Tuesday, 10 September 2013

Randy Ring’s Boston Whaler

Randy Ring and his Boston Whaler

Since first arriving in Quidi Vidi I have been fascinated by the different kinds of water craft that can be found resting on the village’s slip, tied to it’s stages, and sitting on its banks. Of these, one old boat - painted with the colours of the Republic of Newfoundland and located in the tall grass beside two buildings along Barrows Road – especially peaked my curiously.  The vessel is fairly large and it is unlike any other that I have seen in the area. I had a sneaking suspicion that it may be a relic of an enterprise now long gone: the whaling industry. With this in mind I headed down for a closer look. Upon my arrival, I was fortunate enough to meet the vessel’s owner, Randy Ring, and I was even luckier in that Randy was friendly and willing to chat. I quickly learned that the boat was in fact a Boston Whaler and that it was last used by Randy and his kin while training for the famous Quidi Vidi Lake Regatta. Since such vessels are bigger and heavier than competition rowboats, Randy told me that the whaling boat could be used to gain extra physical strength while training. Obviously this method paid off: in 1981 they broke the race’s speed record, which had previously stood for around 80 years. During that race Randy’s father was the skipper and he himself was the lead stroke. Randy also told me that the buildings located beside the old Boston Whaler once served as the family’s rowing clubhouse. 

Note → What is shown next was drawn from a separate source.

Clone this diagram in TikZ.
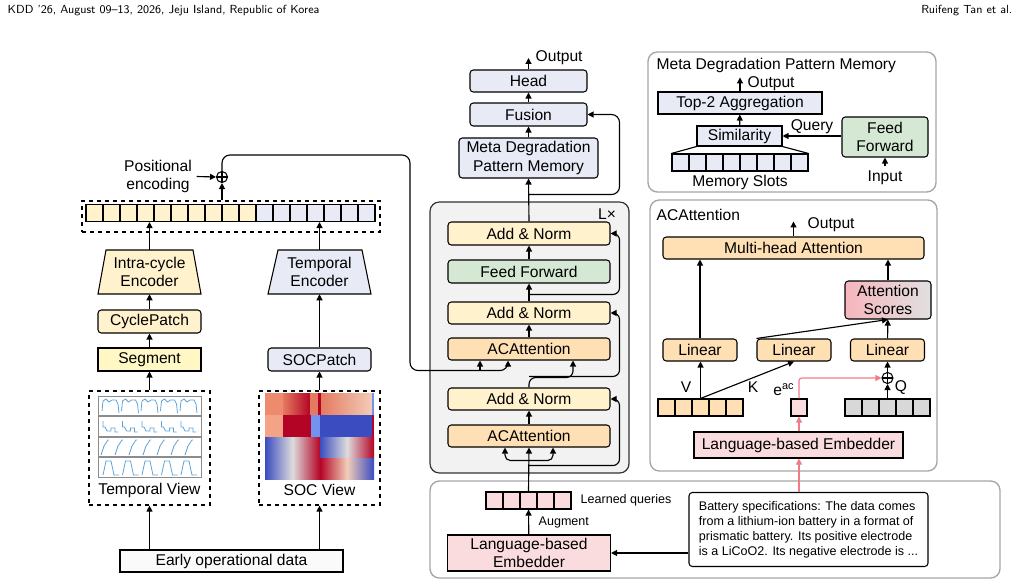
\documentclass[tikz,border=0pt]{standalone}
\usepackage{fontspec}
\setmainfont{Liberation Sans}
\usetikzlibrary{arrows.meta,calc}
\definecolor{cyel}{HTML}{FFF2CC}
\definecolor{cseg}{HTML}{FFF7C4}
\definecolor{clav}{HTML}{E8EAF6}
\definecolor{cgrn}{HTML}{D5E8D4}
\definecolor{corg}{HTML}{FFE0B4}
\definecolor{cpnk}{HTML}{FADCDF}
\definecolor{cparr}{HTML}{F07C88}
\definecolor{cgq}{HTML}{D8D8D8}
\definecolor{cplot}{HTML}{5DA3D8}
\definecolor{hmred}{HTML}{B40426}
\definecolor{hmblue}{HTML}{3B4CC0}
\definecolor{hmmid}{HTML}{DDDCDC}
\definecolor{hmsal}{HTML}{EE8A6E}
\definecolor{hmsalb}{HTML}{F4A387}
\definecolor{hmsalc}{HTML}{E47A60}
\definecolor{hmlight}{HTML}{F2CDB8}
\definecolor{hmlblue}{HTML}{7393F0}
\begin{document}
\begin{tikzpicture}[x=0.75pt,y=-0.75pt,font=\fontsize{11.7}{14}\selectfont,
  >={Triangle[length=4.5pt,width=4.5pt]},
  wh/.style 2 args={minimum width=#1*0.75pt,minimum height=#2*0.75pt},
  box/.style={draw,line width=0.8pt,inner sep=0pt},
  rbox/.style={box,rounded corners=2.5pt},
  tokcell/.style={draw,line width=0.8pt,minimum width=17*0.75pt,minimum height=17*0.75pt,inner sep=0pt},
  arr/.style={->,line width=0.85pt},
  parr/.style={->,line width=0.85pt,cparr},
  dbox/.style={draw,dashed,line width=0.9pt,inner sep=0pt},
  panel/.style={draw=black!35,line width=1pt,rounded corners=7pt,fill=white,inner sep=0pt},
  smalltxt/.style={font=\fontsize{9.4}{11.3}\selectfont},
  oplus/.style={circle,draw,line width=0.8pt,minimum size=11*0.75pt,inner sep=0pt,
    path picture={\draw[line width=0.8pt] (path picture bounding box.north) -- (path picture bounding box.south)
      (path picture bounding box.west) -- (path picture bounding box.east);}}]
  \useasboundingbox (0,0) rectangle (1020,585);
  % page header
  \node[anchor=west,font=\sffamily\fontsize{8.8}{10}\selectfont] (hdl) at (3,11) {KDD ’26, August 09–13, 2026, Jeju Island, Republic of Korea};
  \node[anchor=east,font=\sffamily\fontsize{8.8}{10}\selectfont] (hdr) at (1017,11) {Ruifeng Tan et al.};

  % panels
  \node[panel,wh={570}{97}] (qpanel) at (715,529.5) {};
  \node[panel,wh={288}{140}] (mpanel) at (792,122) {};
  \node[panel,wh={287}{271}] (apanel) at (793.5,335.5) {};
  \node[draw=black!80,fill=black!5,line width=0.9pt,rounded corners=7pt,inner sep=0pt,wh={199}{271}] (lblk) at (529.5,337.5) {};
  \node (lx) at (607,214) {L×};

  % left branch
  \node[dbox,wh={298}{31}] (tokbox) at (231,216.5) {};
  \foreach \i in {0,...,16}{
    \ifnum\i<10 \def\c{cyel}\else\def\c{clav}\fi
    \node[tokcell,fill=\c] (tok\i) at (94.5+17*\i,213) {};
  }
  \node[align=center] (posenc) at (158,176.5) {Positional\\encoding};
  \node[oplus] (plus1) at (222,177) {};
  \filldraw[fill=cyel,line width=0.8pt] (98,294) -- (201,294) -- (193,250) -- (106,250) -- cycle;
  \node[align=center,wh={103}{44}] (intra) at (149.5,272) {Intra-cycle\\Encoder};
  \filldraw[fill=clav,line width=0.8pt] (268,294) -- (371,294) -- (362,250) -- (278,250) -- cycle;
  \node[align=center,wh={103}{44}] (tenc) at (319.5,272) {Temporal\\Encoder};
  \node[rbox,fill=cyel,wh={103}{23}] (cycp) at (149.5,321.5) {CyclePatch};
  \node[box,fill=cseg,wh={103}{23}] (seg) at (149.5,359.5) {Segment};
  \node[rbox,fill=clav,wh={103}{23}] (socp) at (319.5,359.5) {SOCPatch};
  \node[dbox,wh={121}{114}] (tview) at (149.5,448) {};
  \node (tvlab) at (149.5,490) {Temporal View};
  \node[dbox,wh={121}{114}] (sview) at (319.5,448) {};
  \node (svlab) at (319.5,490) {SOC View};
  \node[box,fill=black!2,wh={223}{22}] (early) at (231.5,561) {Early operational data};

  % temporal view curves
  \foreach \t in {396,416.5,437,457.5}
    \draw[black!45,line width=0.6pt] (98,\t) rectangle ++(103,19.5);
  \foreach \k in {0,...,4}{
    \pgfmathsetmacro\cx{102+19.5*\k}
    \draw[cplot,line width=0.6pt] (\cx,411) -- (\cx+1,401) -- (\cx+4,399) -- (\cx+7,402) -- (\cx+10,400) -- (\cx+14,400) -- (\cx+16,404) -- (\cx+17,413);
    \draw[cplot,line width=0.6pt] (\cx+1,421) -- (\cx+1,427) -- (\cx+3,427) -- (\cx+5,431) -- (\cx+9,431) -- (\cx+9,428) -- (\cx+13,428) -- (\cx+13,432) -- (\cx+16,432);
    \draw[cplot,line width=0.6pt] (\cx+1,475) -- (\cx+4,461) -- (\cx+9,461) -- (\cx+12,475) -- (\cx+17,475);
  }
  \foreach \k in {0,...,6}{
    \pgfmathsetmacro\cx{101+14*\k}
    \draw[cplot,line width=0.6pt] (\cx,455) -- (\cx+3,446) -- (\cx+7,440) -- (\cx+8,440);
  }

  % SOC view heat map
  \fill[hmsal] (265,393) rectangle (283,415);
  \shade[left color=hmsalc,right color=hmred] (283,393) rectangle (310,415);
  \fill[hmsalc] (310,393) rectangle (318,415);
  \fill[hmred] (318,393) rectangle (321,415);
  \shade[left color=hmsalc,right color=hmlight] (321,393) rectangle (372,415);
  \fill[hmlblue] (372,393) rectangle (374,415);
  \fill[hmsalb] (265,415) rectangle (283,437);
  \fill[hmred] (283,415) rectangle (311,437);
  \fill[hmlblue] (311,415) rectangle (320,437);
  \fill[hmblue] (320,415) rectangle (372,437);
  \fill[hmred] (372,415) rectangle (374,437);
  \shade[left color=hmblue,right color=hmred,middle color=hmmid] (265,437) rectangle (320,479);
  \shade[left color=hmblue,right color=hmred,middle color=hmmid] (320,437) rectangle (374,458);
  \shade[left color=hmred,right color=hmblue,middle color=hmlight] (320,458) rectangle (374,479);

  \draw[arr] (early.north -| tview) -- (tview.south);
  \draw[arr] (early.north -| sview) -- (sview.south);
  \draw[arr] (tview.north) -- (seg.south);
  \draw[arr] (seg) -- (cycp);
  \draw[arr] (cycp) -- (intra.south);
  \draw[arr] (intra.north) -- (intra.north |- tok0.south);
  \draw[arr] (sview.north) -- (socp.south);
  \draw[arr] (socp) -- (tenc.south);
  \draw[arr] (tenc.north) -- (tenc.north |- tok0.south);
  \draw[arr] (posenc.east) -- (plus1.west);
  \draw[arr] (tokbox.north -| plus1) -- (plus1.south);

  % middle column
  \node[rbox,fill=clav,wh={117}{22}] (head) at (528.5,81) {Head};
  \node[anchor=west] (out1) at (531,58) {Output};
  \node[rbox,fill=clav,wh={117}{23}] (fusion) at (528.5,114.5) {Fusion};
  \node[rbox,fill=clav,align=center,wh={139}{40}] (meta) at (528.5,158) {Meta Degradation\\Pattern Memory};
  \node[rbox,fill=cyel,wh={162}{23}] (an3) at (529,233.5) {Add \& Norm};
  \node[rbox,fill=cgrn,wh={162}{23}] (ff) at (529,271.5) {Feed Forward};
  \node[rbox,fill=cyel,wh={162}{22}] (an2) at (529,313) {Add \& Norm};
  \node[rbox,fill=corg,wh={162}{22}] (acat2) at (529,349) {ACAttention};
  \node[rbox,fill=cyel,wh={162}{22}] (an1) at (529,399) {Add \& Norm};
  \node[rbox,fill=corg,wh={162}{22}] (acat1) at (529,436) {ACAttention};

  \draw[arr] (head.north) -- (head.north |- out1.west);
  \draw[arr] (fusion) -- (head);
  \draw[arr] (meta) -- (fusion);
  \draw[arr] (an3.north) -- (meta.south);
  \draw[arr,rounded corners=6pt] ($(meta.south)+(0,16)$) -| ($(fusion.east)+(32,0)$) -- (fusion.east);
  \draw[arr] (ff) -- (an3);
  \draw[arr] (an2) -- (ff);
  \draw[arr,rounded corners=5pt] ($(an2.north)+(0,-7)$) -| ($(an3.east)+(9,0)$) -- (an3.east);
  \draw[arr] (acat2) -- (an2);
  \draw[arr,rounded corners=5pt] (an1.north) |- ($(acat2.south)+(44,17)$) -- ($(acat2.south)+(44,0)$);
  \draw[arr,rounded corners=5pt] ($(an1.north)+(0,-11)$) -| ($(an2.east)+(9,0)$) -- (an2.east);
  \draw[arr] (acat1) -- (an1);
  \draw[arr,rounded corners=6pt] (plus1.north) |- (410,155) |- ($(acat2.south)+(-21,10)$) -- ($(acat2.south)+(-21,0)$);
  \draw[arr] ($(acat2.south)+(-49,10)$) -- ($(acat2.south)+(-49,0)$);

  % learned queries
  \foreach \i in {0,...,4}
    \node[tokcell,fill=cpnk] (lrn\i) at (494.5+17*\i,500.5) {};
  \node[anchor=west,smalltxt] (lrnlab) at (576,500) {Learned queries};
  \node[box,fill=cpnk,align=center,wh={163}{36}] (lemb1) at (529,553) {Language-based\\Embedder};
  \node[anchor=west,smalltxt] (aug) at (534,522) {Augment};
  \node[rbox,smalltxt,align=left,inner sep=4pt,wh={239}{74}] (spec) at (808.5,529.5) {Battery specifications: The data comes\\from a lithium-ion battery in a format of\\prismatic battery. Its positive electrode\\is a LiCoO2. Its negative electrode is ...};
  \draw[arr] (lemb1) -- (lrn2.south);
  \draw[arr] (spec.west |- lemb1.east) -- (lemb1.east);
  \draw[arr] (lrn2.north) -- (acat1.south);
  \draw[arr,rounded corners=4pt] ($(acat1.south)+(0,13)$) -| ($(acat1.south)+(-24,0)$);
  \draw[arr,rounded corners=4pt] ($(acat1.south)+(0,13)$) -| ($(acat1.south)+(24,0)$);
  \draw[arr,rounded corners=5pt] ($(acat1.south)+(0,18)$) -| ($(an1.east)+(9,0)$) -- (an1.east);

  % meta degradation pattern memory
  \node[anchor=west] (mtitle) at (652,65) {Meta Degradation Pattern Memory};
  \node[box,fill=clav,wh={164}{22}] (top2) at (740,103) {Top-2 Aggregation};
  \node[anchor=west] (mout) at (743,84) {Output};
  \node[box,fill=clav,wh={85}{20}] (sim) at (739.5,136) {Similarity};
  \foreach \i in {0,...,7}
    \node[tokcell,fill=clav] (ms\i) at (680.5+17*\i,162.5) {};
  \node (mslab) at (740,182) {Memory Slots};
  \node[rbox,fill=cgrn,align=center,wh={86}{40}] (mff) at (885,137) {Feed\\Forward};
  \node (minput) at (885,178) {Input};
  \node (mquery) at (812,127) {Query};
  \draw[line width=0.85pt] (sim.south west) -- (ms0.north west);
  \draw[line width=0.85pt] (sim.south east) -- (ms7.north east);
  \draw[arr] (sim) -- (top2);
  \draw[arr] (top2.north) -- ($(top2.north)+(0,-14)$);
  \draw[arr] (mff.west |- sim.east) -- (sim.east);
  \draw[arr] (minput.north) -- (mff.south);

  % ACAttention
  \node[anchor=west] (atitle) at (652,215) {ACAttention};
  \node[rbox,fill=corg,wh={261}{22}] (mha) at (793.5,248) {Multi-head Attention};
  \node[anchor=west] (aout) at (803,225) {Output};
  \node[rbox,left color=cpnk!60!cparr,right color=black!12,align=center,wh={86}{38}] (ascore) at (888,300) {Attention\\Scores};
  \node[rbox,fill=corg,wh={74}{22}] (linv) at (700,350) {Linear};
  \node[rbox,fill=corg,wh={74}{22}] (link) at (794,350) {Linear};
  \node[rbox,fill=corg,wh={74}{22}] (linq) at (887.5,350) {Linear};
  \foreach \i in {0,...,4}{
    \node[tokcell,fill=corg] (vk\i) at (666.5+17*\i,407.5) {};
    \node[tokcell,fill=cgq] (qt\i) at (853.5+17*\i,407.5) {};
  }
  \node[tokcell,minimum width=16*0.75pt,fill=cpnk] (eac) at (799,407.5) {};
  \node[oplus] (plus2) at (887.5,378) {};
  \node (labv) at (686,387) {V};
  \node (labk) at (753,387) {K};
  \node[anchor=east] (labe) at (799,390) {e\textsuperscript{ac}};
  \node (labq) at (901,388) {Q};
  \node[box,fill=cpnk,wh={209}{26}] (lemb2) at (798.5,445) {Language-based Embedder};
  \draw[arr] (mha.north) -- ($(mha.north)+(0,-15)$);
  \draw[arr] (linv.north) -- (linv.north |- mha.south);
  \draw[arr] (ascore.north) -- (ascore.north |- mha.south);
  \draw[arr] (link.north west) -- (ascore.south);
  \draw[arr] (linq) -- (ascore);
  \draw[arr] (vk2.north) -- (vk2.north |- linv.south);
  \draw[arr] (vk2.north) -- (link.south);
  \draw[arr] (qt2.north) -- (plus2.south);
  \draw[arr] (plus2.north) -- (linq.south);
  \draw[parr,rounded corners=2pt] (eac.north) |- (plus2.west);
  \draw[parr] (eac.south |- lemb2.north) -- (eac.south);
  \draw[parr] (eac.south |- spec.north) -- (eac.south |- lemb2.south);
\end{tikzpicture}
\end{document}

Randy Ring's property in Quidi Vidi 

Above the door of the larger of these two structures is a pair of crossed ores with a sign that read “Skipper Ring 09: 12: 04”, made by a friend to commemorate the victory. Bellow the ores hung a Hurley stick, and Randy told me that his family was so into Hurley that people used to say they rowed their boats over from Ireland with such sticks. The Quidi Vidi Lake Regatta is an important part of the areas past and it is a tradition that still exists. While Randy no longer participates in the sport he has an important place in its history and I look forward to hearing more about it over the next few weeks.

The entry way to Randy Ring's old rowing clubhouse. Note the crossed ores and Hurley stick.